- _OBJECTIVE_
Scan the data below. Pull out each line where "this" occurs.

- _SUPPLIED DATA_
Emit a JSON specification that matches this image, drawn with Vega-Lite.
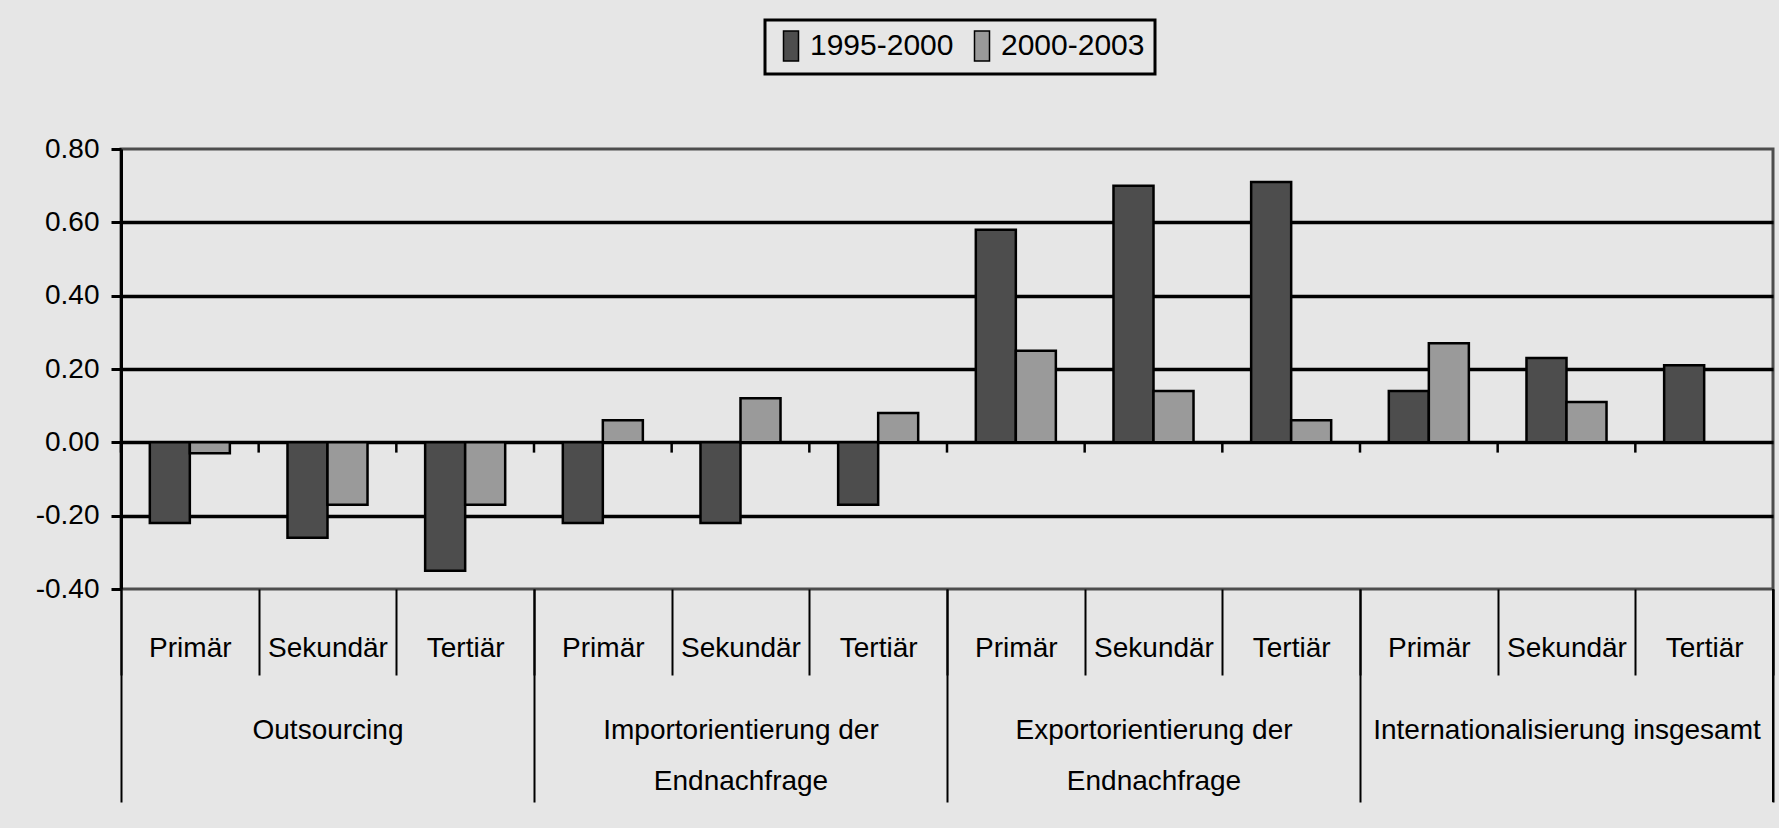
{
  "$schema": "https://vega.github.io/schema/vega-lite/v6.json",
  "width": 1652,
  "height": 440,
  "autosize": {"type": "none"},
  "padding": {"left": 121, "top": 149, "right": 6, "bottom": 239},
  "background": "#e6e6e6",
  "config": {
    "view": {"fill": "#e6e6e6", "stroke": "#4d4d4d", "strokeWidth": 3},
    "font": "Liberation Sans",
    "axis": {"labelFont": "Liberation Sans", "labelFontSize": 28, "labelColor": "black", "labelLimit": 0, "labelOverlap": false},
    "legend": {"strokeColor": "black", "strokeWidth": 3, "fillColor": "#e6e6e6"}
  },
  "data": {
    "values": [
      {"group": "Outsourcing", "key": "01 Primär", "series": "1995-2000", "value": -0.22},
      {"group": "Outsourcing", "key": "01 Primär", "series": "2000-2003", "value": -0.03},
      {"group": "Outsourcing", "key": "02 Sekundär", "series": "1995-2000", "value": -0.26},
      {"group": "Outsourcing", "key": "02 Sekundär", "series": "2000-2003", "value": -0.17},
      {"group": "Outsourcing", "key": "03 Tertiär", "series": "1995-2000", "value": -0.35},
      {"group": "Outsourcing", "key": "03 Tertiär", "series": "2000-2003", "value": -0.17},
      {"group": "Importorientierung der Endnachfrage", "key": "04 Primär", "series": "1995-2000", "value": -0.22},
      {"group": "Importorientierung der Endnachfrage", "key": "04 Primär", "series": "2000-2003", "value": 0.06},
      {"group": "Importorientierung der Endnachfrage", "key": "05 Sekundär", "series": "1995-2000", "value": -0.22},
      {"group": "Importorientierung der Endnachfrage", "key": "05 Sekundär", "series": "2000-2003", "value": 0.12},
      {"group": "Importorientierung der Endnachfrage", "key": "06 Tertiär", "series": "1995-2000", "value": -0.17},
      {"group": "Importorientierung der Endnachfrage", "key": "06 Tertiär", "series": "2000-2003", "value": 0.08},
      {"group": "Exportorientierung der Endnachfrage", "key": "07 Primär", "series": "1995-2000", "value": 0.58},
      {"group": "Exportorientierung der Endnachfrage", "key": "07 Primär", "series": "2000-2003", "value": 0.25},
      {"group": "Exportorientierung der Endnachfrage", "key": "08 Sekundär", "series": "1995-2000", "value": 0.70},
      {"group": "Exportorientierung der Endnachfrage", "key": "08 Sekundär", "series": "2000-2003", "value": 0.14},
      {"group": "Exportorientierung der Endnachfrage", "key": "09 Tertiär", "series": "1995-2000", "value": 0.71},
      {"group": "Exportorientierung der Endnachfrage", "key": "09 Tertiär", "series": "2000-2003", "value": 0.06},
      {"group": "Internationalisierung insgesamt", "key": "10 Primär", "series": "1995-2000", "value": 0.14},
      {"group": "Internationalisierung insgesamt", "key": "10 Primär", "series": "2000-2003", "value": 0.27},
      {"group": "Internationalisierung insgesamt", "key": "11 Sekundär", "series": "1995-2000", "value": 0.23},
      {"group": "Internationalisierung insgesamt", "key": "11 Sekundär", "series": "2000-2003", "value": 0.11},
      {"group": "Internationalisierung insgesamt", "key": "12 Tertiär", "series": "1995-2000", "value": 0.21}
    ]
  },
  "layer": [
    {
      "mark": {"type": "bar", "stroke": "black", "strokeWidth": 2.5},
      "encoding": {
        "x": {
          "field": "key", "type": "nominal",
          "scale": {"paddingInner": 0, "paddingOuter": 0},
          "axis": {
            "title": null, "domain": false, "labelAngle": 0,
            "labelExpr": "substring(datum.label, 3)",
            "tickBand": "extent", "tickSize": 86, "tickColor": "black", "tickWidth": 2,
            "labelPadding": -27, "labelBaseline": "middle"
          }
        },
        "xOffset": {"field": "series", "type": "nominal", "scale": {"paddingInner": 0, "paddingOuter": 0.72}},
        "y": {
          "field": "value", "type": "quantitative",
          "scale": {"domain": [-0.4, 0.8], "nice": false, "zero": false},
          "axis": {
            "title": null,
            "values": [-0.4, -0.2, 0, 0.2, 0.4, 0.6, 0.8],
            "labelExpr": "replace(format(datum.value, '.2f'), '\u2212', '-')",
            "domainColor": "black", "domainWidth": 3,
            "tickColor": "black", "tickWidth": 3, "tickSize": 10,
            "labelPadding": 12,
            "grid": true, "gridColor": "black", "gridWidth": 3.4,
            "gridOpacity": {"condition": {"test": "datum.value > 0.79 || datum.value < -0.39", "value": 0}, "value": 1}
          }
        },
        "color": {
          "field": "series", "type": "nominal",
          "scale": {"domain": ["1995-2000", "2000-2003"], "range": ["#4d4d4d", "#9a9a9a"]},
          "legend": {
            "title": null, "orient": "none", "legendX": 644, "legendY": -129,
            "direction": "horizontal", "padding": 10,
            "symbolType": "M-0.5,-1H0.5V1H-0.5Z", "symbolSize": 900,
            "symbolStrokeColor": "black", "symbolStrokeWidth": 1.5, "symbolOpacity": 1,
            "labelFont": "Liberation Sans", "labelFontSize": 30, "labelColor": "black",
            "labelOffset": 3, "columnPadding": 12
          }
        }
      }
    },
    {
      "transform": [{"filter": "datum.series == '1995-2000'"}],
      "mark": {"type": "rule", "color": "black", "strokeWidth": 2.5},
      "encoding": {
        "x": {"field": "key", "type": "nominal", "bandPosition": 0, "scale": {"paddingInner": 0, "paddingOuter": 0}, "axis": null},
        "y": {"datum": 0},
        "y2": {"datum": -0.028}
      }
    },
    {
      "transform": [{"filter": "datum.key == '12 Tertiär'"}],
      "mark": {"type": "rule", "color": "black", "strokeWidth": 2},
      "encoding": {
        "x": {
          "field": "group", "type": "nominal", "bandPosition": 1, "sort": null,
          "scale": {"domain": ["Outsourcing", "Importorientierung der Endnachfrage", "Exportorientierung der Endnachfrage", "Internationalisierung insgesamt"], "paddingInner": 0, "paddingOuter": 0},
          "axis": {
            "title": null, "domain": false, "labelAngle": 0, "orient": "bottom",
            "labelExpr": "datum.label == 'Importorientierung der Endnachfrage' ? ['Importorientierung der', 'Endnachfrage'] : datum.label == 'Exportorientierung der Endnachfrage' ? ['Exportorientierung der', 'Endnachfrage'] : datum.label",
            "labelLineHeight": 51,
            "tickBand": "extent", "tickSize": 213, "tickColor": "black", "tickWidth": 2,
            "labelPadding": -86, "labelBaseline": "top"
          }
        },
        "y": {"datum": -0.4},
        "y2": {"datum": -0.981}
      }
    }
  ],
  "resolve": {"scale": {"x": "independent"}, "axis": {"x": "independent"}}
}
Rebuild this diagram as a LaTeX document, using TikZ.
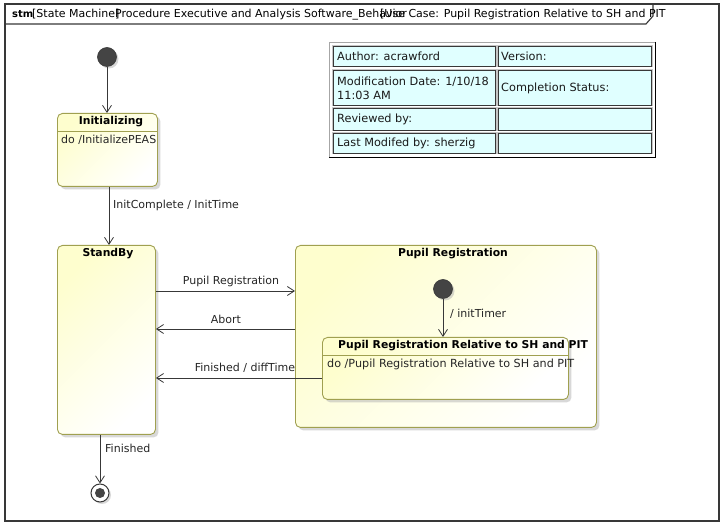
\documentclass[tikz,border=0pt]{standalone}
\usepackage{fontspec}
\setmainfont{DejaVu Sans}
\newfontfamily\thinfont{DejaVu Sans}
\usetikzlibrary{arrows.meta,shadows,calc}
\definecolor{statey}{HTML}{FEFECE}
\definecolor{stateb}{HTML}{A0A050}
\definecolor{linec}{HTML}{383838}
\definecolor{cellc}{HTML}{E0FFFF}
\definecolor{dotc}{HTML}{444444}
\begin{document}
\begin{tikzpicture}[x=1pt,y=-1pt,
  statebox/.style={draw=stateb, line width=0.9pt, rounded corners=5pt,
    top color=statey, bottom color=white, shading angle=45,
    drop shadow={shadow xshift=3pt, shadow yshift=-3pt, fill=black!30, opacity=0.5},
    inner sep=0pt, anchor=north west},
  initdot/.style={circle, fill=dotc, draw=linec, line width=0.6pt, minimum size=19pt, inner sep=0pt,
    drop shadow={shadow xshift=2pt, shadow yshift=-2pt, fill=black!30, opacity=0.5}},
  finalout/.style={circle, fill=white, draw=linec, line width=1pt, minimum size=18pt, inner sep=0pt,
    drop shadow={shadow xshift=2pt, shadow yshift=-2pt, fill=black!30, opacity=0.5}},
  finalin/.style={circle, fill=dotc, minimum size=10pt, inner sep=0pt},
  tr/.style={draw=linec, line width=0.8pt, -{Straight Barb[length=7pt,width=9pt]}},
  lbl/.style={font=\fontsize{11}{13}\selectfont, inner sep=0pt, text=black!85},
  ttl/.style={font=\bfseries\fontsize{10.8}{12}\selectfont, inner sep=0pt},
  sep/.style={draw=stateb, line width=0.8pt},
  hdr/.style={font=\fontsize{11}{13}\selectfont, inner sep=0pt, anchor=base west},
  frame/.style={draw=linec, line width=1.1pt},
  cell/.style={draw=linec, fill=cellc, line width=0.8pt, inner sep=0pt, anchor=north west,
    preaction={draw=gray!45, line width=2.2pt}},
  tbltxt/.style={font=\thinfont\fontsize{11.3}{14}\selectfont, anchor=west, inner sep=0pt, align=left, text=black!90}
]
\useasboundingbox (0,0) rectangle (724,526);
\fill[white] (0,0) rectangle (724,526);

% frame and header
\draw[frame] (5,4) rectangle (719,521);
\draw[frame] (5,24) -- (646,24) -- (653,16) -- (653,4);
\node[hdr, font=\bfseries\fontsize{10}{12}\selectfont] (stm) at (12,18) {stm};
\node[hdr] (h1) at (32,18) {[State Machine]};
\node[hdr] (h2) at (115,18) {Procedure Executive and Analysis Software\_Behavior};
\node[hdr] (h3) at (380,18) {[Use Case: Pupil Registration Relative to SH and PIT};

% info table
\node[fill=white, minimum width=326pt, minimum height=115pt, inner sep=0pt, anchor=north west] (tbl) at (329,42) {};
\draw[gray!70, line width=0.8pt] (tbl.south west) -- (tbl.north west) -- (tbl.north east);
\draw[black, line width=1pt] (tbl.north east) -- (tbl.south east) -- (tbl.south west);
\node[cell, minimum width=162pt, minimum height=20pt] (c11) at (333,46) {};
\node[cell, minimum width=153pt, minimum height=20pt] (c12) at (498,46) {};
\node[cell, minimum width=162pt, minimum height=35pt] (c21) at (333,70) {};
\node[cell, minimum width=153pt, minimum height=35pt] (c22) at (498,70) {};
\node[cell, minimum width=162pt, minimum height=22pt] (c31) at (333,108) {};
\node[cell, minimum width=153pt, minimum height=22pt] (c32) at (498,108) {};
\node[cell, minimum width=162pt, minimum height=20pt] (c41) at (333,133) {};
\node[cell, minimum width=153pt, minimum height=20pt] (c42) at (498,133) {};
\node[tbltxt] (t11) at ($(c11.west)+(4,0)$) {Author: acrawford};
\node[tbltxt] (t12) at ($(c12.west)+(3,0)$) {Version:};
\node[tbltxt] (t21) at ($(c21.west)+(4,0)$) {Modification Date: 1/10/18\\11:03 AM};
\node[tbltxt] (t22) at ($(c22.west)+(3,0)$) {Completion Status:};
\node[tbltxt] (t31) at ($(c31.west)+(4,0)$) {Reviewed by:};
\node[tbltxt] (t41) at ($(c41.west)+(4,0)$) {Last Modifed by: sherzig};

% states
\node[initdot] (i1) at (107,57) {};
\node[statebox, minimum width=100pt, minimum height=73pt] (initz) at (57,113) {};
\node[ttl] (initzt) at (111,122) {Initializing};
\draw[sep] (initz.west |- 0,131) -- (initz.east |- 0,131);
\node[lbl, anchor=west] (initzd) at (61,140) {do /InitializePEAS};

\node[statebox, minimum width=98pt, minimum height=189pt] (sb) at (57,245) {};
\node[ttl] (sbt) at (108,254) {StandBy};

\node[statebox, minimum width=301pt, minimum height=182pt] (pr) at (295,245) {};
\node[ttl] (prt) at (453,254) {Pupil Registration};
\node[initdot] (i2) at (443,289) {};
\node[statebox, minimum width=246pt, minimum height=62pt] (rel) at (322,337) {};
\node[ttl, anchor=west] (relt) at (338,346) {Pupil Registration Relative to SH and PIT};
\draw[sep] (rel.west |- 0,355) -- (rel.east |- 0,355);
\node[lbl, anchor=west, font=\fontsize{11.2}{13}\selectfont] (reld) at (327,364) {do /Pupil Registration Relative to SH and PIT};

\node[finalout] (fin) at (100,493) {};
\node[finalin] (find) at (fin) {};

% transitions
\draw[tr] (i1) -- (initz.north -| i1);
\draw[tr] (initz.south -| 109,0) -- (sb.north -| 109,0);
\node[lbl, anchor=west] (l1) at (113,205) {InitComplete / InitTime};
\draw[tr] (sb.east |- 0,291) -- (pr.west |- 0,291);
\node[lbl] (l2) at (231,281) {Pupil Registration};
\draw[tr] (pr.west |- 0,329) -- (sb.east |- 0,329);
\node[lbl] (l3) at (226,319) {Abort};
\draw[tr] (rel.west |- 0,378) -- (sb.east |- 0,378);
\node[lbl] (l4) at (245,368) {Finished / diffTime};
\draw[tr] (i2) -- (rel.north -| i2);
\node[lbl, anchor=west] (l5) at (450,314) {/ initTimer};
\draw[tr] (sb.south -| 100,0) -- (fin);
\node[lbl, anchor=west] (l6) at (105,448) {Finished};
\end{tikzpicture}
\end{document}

- _SOLUTION BELOW_
Emit a JSON specification that matches this image, drawn with Vega-Lite.
Rebuild this diagram as a LaTeX document, using TikZ.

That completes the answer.